Notices of Assessment.

The only other provision in the Bill which it is necessary to mention is a proposed amendment of Section 204 of the Assessment Act. As now enacted, that section provides that income tax assessed shall be due and payable on a date specified in the notice of assessment, but not less than thirty days after service of that notice.

By reason of credits for provisional tax paid or for tax instalments deducted from earnings, many notices of assessment show, instead of an amount payable by the taxpayer, a refund due to him. As it is inappropriate in such cases to specify in the notice a due date for payment, the proposed amendment will authorize the omission of this particular from the notice.

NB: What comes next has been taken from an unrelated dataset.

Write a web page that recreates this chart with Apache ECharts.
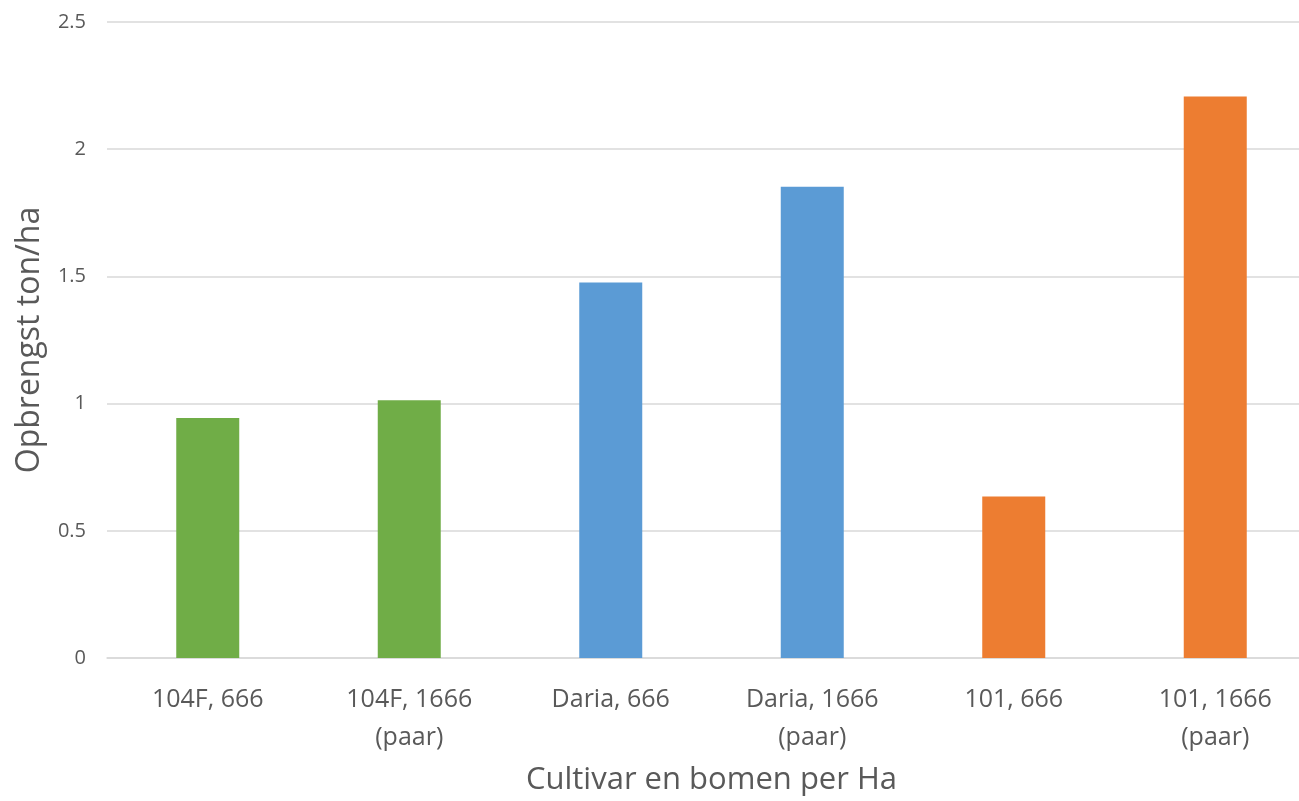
<!DOCTYPE html>
<html>
<head>
<meta charset="utf-8">
<script src="https://cdn.jsdelivr.net/npm/echarts@6/dist/echarts.min.js"></script>
<style>
html,body{margin:0;padding:0;background:#fff;overflow:hidden;width:1299px;height:801px;}
#c{width:1316px;height:801px;}
</style>
</head>
<body>
<div id="c"></div>
<script>
var categories = ['104F, 666', '104F, 1666\n(paar)', 'Daria, 666', 'Daria, 1666\n(paar)', '101, 666', '101, 1666\n(paar)'];
var values = [0.943, 1.013, 1.476, 1.852, 0.635, 2.207];
var barColors = ['#70AD47', '#70AD47', '#5B9BD5', '#5B9BD5', '#ED7D31', '#ED7D31'];
var yTitle = 'Opbrengst ton/ha';
var xTitle = 'Cultivar en bomen per Ha';

var chart = echarts.init(document.getElementById('c'));
var font = 'Open Sans';
chart.setOption({
  animation: false,
  grid: { left: 107, right: 0, top: 22, bottom: 141, containLabel: false },
  xAxis: {
    type: 'category',
    data: categories,
    name: xTitle,
    nameLocation: 'middle',
    nameGap: 107,
    nameTextStyle: { fontFamily: font, fontSize: 31, color: '#595959' },
    axisLine: { show: true, lineStyle: { color: '#D9D9D9', width: 1.5 } },
    axisTick: { show: false },
    axisLabel: { fontFamily: font, fontSize: 25, color: '#595959', margin: 23, lineHeight: 38 }
  },
  yAxis: {
    type: 'value',
    min: 0, max: 2.5, interval: 0.5,
    name: yTitle,
    nameLocation: 'middle',
    nameGap: 61,
    nameTextStyle: { fontFamily: font, fontSize: 32, color: '#595959' },
    axisLine: { show: false },
    axisTick: { show: false },
    axisLabel: { fontFamily: font, fontSize: 20, color: '#595959', margin: 21 },
    splitLine: { lineStyle: { color: '#D9D9D9', width: 1.5 } }
  },
  series: [{
    type: 'bar',
    barWidth: 63,
    data: values.map(function (v, i) { return { value: v, itemStyle: { color: barColors[i] } }; })
  }]
});
</script>
</body>
</html>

The omission would affect, however, the operation of those provisions of the Assessment Act which authorize the amendment of assessments within three years (or in some cases six years) from the date on which the tax became due and payable under the assessment. I refer both to amendments which have the effect of increasing the tax in the original assessment and to those which have the effect of reducing that tax. If no date were specified on the notice of assessment, there would be no commencing point for the period within which the assessment might be amended.

It is proposed, therefore, that, where no date is specified in the notice of assessment, the thirtieth day after service of the notice will be a notional due date for payment, from which the period for amendment of the assessment may be reckoned.

This amendment will effect a saving in administration without inconvenience or detriment to taxpayers.

I commend the Bill to Honourable Members.